By Jeffrey Baptiste 
Outlook Writer

Not being able to take courses in the traditional classroom setting in college is a bit challenging for some students. Thus, the platform for taking classes on-line doesn’t matter.

However, that is what things have come to for students enrolled in college in Tallahassee because of coronavirus. All three institutions of higher learning in the city have shut down face-to-face classed for almost two weeks now, offering only on-line classes. 

The general consensus is that not being able to do hands-on lab work just seems odd. Take FAMU transfer nursing student Betty Williams, for example.

 She is among the hundreds of medical students who are struggling with doing labs digitally. 

“On-line courses are not the same as in person,” Williams said. “I have found it to be much more difficult to concentrate now that public workspaces are closed. I take regular classes because I don’t perform as well in on-line classes and I just don’t like them.” 
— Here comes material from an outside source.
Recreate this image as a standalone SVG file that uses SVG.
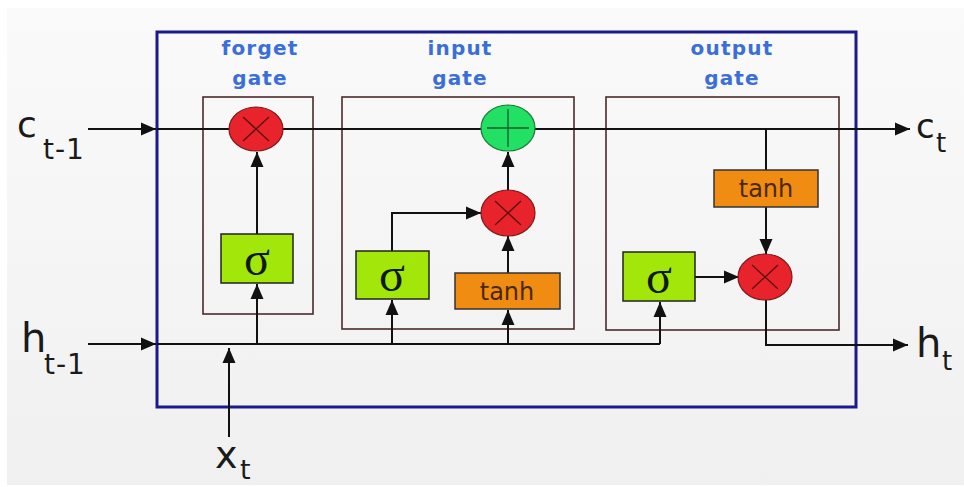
<svg xmlns="http://www.w3.org/2000/svg" width="964" height="487" viewBox="0 0 964 487">
  <style>
    .wire { fill: none; stroke: #111; stroke-width: 2; }
    .gatebox { fill: none; stroke: #4a2a2a; stroke-width: 1.6; }
    .mul { fill: #e8232b; stroke: #7a1a1a; stroke-width: 1.2; }
    .add { fill: #22e064; stroke: #1a7a3a; stroke-width: 1.2; }
    .sym { stroke: #5a1010; stroke-width: 1.3; fill: none; }
    .symg { stroke: #1a5a2a; stroke-width: 1.3; fill: none; }
    .sig { fill: #a2e60a; stroke: #222; stroke-width: 1.5; }
    .tanh { fill: #f08c12; stroke: #333; stroke-width: 1.5; }
    .sigtxt { font-family: "Liberation Serif", "DejaVu Serif", serif; font-size: 48px; fill: #0e1a0e; text-anchor: middle; }
    .tanhtxt { font-family: "DejaVu Sans", sans-serif; font-size: 24px; fill: #4a2800; text-anchor: middle; }
    .gate { font-family: "DejaVu Sans", sans-serif; font-weight: bold; font-size: 20px; letter-spacing: 1.2px; fill: #3a6fd8; text-anchor: middle; }
    .lbl { font-family: "DejaVu Sans", sans-serif; fill: #1a1a1a; }
  </style>
  <defs>
    <linearGradient id="bg" x1="0" y1="0" x2="0" y2="1">
      <stop offset="0" stop-color="#fafafa"/>
      <stop offset="1" stop-color="#f0f0f0"/>
    </linearGradient>
    <marker id="arrow" markerUnits="userSpaceOnUse" markerWidth="15" markerHeight="15" viewBox="0 0 15 15" refX="15" refY="7.5" orient="auto">
      <path d="M0,1 L15,7.5 L0,14 Z" fill="#111"/>
    </marker>
  </defs>

  <!-- page -->
  <rect width="964" height="487" fill="#ffffff"/>
  <rect x="7" y="8" width="957" height="477" fill="url(#bg)"/>

  <!-- cell boundary -->
  <rect id="cell" x="157" y="32" width="699" height="375" fill="none" stroke="#1a1a8c" stroke-width="3"/>

  <!-- gate regions -->
  <g id="forget-gate-region">
    <rect class="gatebox" x="203" y="97" width="110" height="217"/>
    <text class="gate" x="260" y="55">forget</text>
    <text class="gate" x="260" y="85">gate</text>
  </g>
  <g id="input-gate-region">
    <rect class="gatebox" x="342" y="97" width="232" height="232"/>
    <text class="gate" x="460" y="55">input</text>
    <text class="gate" x="460" y="85">gate</text>
  </g>
  <g id="output-gate-region">
    <rect class="gatebox" x="606" y="97" width="233" height="233"/>
    <text class="gate" x="732" y="55">output</text>
    <text class="gate" x="732" y="85">gate</text>
  </g>

  <!-- connectors -->
  <g id="connectors">
    <path class="wire" d="M88 129 H156" marker-end="url(#arrow)"/>
    <path class="wire" d="M157 129 H910" marker-end="url(#arrow)"/>
    <path class="wire" d="M88 344 H156" marker-end="url(#arrow)"/>
    <path class="wire" d="M157 344 H660"/>
    <path class="wire" d="M229 437 V348" marker-end="url(#arrow)"/>
    <!-- forget gate -->
    <path class="wire" d="M257 344 V284" marker-end="url(#arrow)"/>
    <path class="wire" d="M257 234 V152" marker-end="url(#arrow)"/>
    <!-- input gate -->
    <path class="wire" d="M392 344 V300" marker-end="url(#arrow)"/>
    <path class="wire" d="M392 251 V213 H481" marker-end="url(#arrow)"/>
    <path class="wire" d="M508 344 V310" marker-end="url(#arrow)"/>
    <path class="wire" d="M508 273 V236" marker-end="url(#arrow)"/>
    <path class="wire" d="M508 190 V152" marker-end="url(#arrow)"/>
    <!-- output gate -->
    <path class="wire" d="M660 344 V302" marker-end="url(#arrow)"/>
    <path class="wire" d="M695 277 H739" marker-end="url(#arrow)"/>
    <path class="wire" d="M766 129 V170"/>
    <path class="wire" d="M766 207 V254" marker-end="url(#arrow)"/>
    <path class="wire" d="M766 300 V345 H908" marker-end="url(#arrow)"/>
  </g>

  <!-- operations -->
  <g id="forget-mul">
    <ellipse class="mul" cx="256" cy="129" rx="27" ry="22"/>
    <path class="sym" d="M243 117 L269 141 M269 117 L243 141"/>
  </g>
  <g id="cell-add">
    <ellipse class="add" cx="508" cy="128" rx="27" ry="23"/>
    <path class="symg" d="M487 128 H529 M508 109 V147"/>
  </g>
  <g id="input-mul">
    <ellipse class="mul" cx="508" cy="213" rx="27" ry="23"/>
    <path class="sym" d="M495 201 L521 225 M521 201 L495 225"/>
  </g>
  <g id="output-mul">
    <ellipse class="mul" cx="765" cy="277" rx="27" ry="23"/>
    <path class="sym" d="M752 265 L778 289 M778 265 L752 289"/>
  </g>

  <!-- activation blocks -->
  <g id="forget-sigma">
    <rect class="sig" x="221" y="234" width="72" height="49"/>
    <text class="sigtxt" x="257" y="275">σ</text>
  </g>
  <g id="input-sigma">
    <rect class="sig" x="356" y="251" width="73" height="48"/>
    <text class="sigtxt" x="392" y="291">σ</text>
  </g>
  <g id="input-tanh">
    <rect class="tanh" x="455" y="273" width="105" height="36"/>
    <text class="tanhtxt" x="507" y="300">tanh</text>
  </g>
  <g id="output-tanh">
    <rect class="tanh" x="714" y="170" width="104" height="37"/>
    <text class="tanhtxt" x="766" y="197">tanh</text>
  </g>
  <g id="output-sigma">
    <rect class="sig" x="623" y="252" width="72" height="49"/>
    <text class="sigtxt" x="659" y="293">σ</text>
  </g>

  <!-- signal labels -->
  <g id="label-c-prev">
    <text class="lbl" x="17" y="137" font-size="36">c</text>
    <text class="lbl" x="43" y="159" font-size="28" letter-spacing="1">t-1</text>
  </g>
  <g id="label-h-prev">
    <text class="lbl" x="21" y="352" font-size="40">h</text>
    <text class="lbl" x="44" y="374" font-size="28" letter-spacing="1">t-1</text>
  </g>
  <g id="label-x">
    <text class="lbl" x="215" y="468" font-size="38">x</text>
    <text class="lbl" x="240" y="479" font-size="27">t</text>
  </g>
  <g id="label-c">
    <text class="lbl" x="916" y="138" font-size="34">c</text>
    <text class="lbl" x="936" y="152" font-size="26">t</text>
  </g>
  <g id="label-h">
    <text class="lbl" x="916" y="357" font-size="40">h</text>
    <text class="lbl" x="942" y="370" font-size="26">t</text>
  </g>
</svg>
Williams and all other FAMU found out that they will have to finish the semester with on-line classes while they were on spring break. It’s part of the state’s response to the pandemic in an attempt to reduce spread of the virus known as COVID 19. FAMU has also asked some students to evacuate their on-campus dorms.

Some FAMU students are finding it difficult to adjust to not being in the traditional classroom setting.
Photo special to the Outlook

Additionally, the university has announced it will allow students the option of receiving letter grades or satisfactory/unsatisfactory (S/U) for eligible courses taken during the spring semester.

The change has prompted students to circulate an on-line petition, voicing their concerns about switching from traditional letter grades to a pass-fail system. The petition has also been circulating among students from FSU and Tallahassee Community College.

The changes have been especially disruptive for Isaiah Giles, a college of engineering sophomore.

“As a college student this pandemic has altered my balance,” said Giles. “I was laid off my part time job and have missed several assignments due to my lack of resources.”

Meanwhile, students’ concern seems to be more about having to take classes on line.

“I am now finishing my senior semester on line,” said Joseph Samuels, who is worried about how it will all play out. “Online classes are difficult to manage and I am uncertain if these adjustments will impact my GPA for graduate school.” 

Grades from the on-line classes also have Myles Davis, a junior majoring in business administration, on edge. 

 “I have taken math online courses and done poorly,” he said. “I depend on campus resources and tutors to help me prepare and better understand the material.”

Even some students who are taking computer programming and web development classes aren’t comfortable with the idea of on-line instructions. Deja Gibson is one of those students.

 “Learning how to program has become difficult to process while learning from home,” said Gibson, a sophomore at TCC. “We tend to study in groups and with social distancing in effect; I have not been doing well since the break.”